▶ Request: Say only how many lines contain the word "chart".

▶ Task input:
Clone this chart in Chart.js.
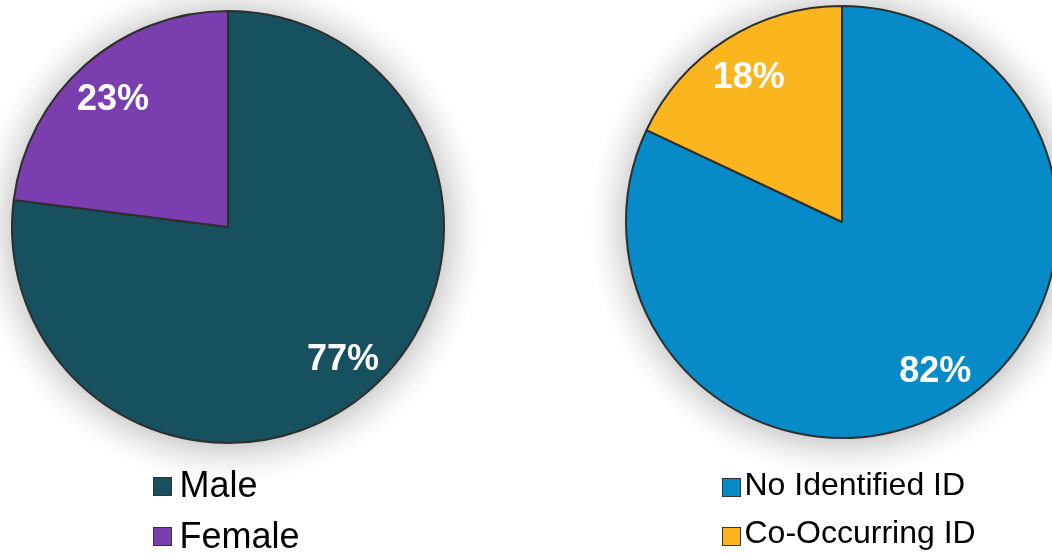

---

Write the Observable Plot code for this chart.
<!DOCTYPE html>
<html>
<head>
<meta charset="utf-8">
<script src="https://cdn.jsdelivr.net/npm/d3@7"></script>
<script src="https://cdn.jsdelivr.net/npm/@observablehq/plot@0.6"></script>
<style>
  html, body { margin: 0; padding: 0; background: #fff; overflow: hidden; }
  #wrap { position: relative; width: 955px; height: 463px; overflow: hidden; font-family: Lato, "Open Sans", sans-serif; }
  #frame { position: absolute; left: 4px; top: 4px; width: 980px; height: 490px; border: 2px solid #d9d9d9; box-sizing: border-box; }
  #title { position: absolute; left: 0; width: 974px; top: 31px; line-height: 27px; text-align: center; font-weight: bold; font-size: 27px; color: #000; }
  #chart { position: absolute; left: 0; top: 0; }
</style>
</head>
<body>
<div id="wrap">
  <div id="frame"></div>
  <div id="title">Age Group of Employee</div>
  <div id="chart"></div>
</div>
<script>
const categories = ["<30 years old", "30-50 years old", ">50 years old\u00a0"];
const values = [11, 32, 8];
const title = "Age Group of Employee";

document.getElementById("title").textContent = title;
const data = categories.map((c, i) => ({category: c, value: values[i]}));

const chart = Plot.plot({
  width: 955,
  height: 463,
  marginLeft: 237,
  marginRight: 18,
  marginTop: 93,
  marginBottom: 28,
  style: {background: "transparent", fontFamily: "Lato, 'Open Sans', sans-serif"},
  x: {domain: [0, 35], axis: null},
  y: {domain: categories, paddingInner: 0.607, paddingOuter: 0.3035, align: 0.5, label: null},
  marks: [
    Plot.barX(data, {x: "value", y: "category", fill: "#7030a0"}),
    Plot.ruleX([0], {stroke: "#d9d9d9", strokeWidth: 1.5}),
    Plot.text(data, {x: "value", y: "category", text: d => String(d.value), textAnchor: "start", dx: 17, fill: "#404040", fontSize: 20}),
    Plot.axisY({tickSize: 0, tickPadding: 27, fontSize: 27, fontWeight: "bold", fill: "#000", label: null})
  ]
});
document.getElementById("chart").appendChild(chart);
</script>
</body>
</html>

▶ Correct response: 6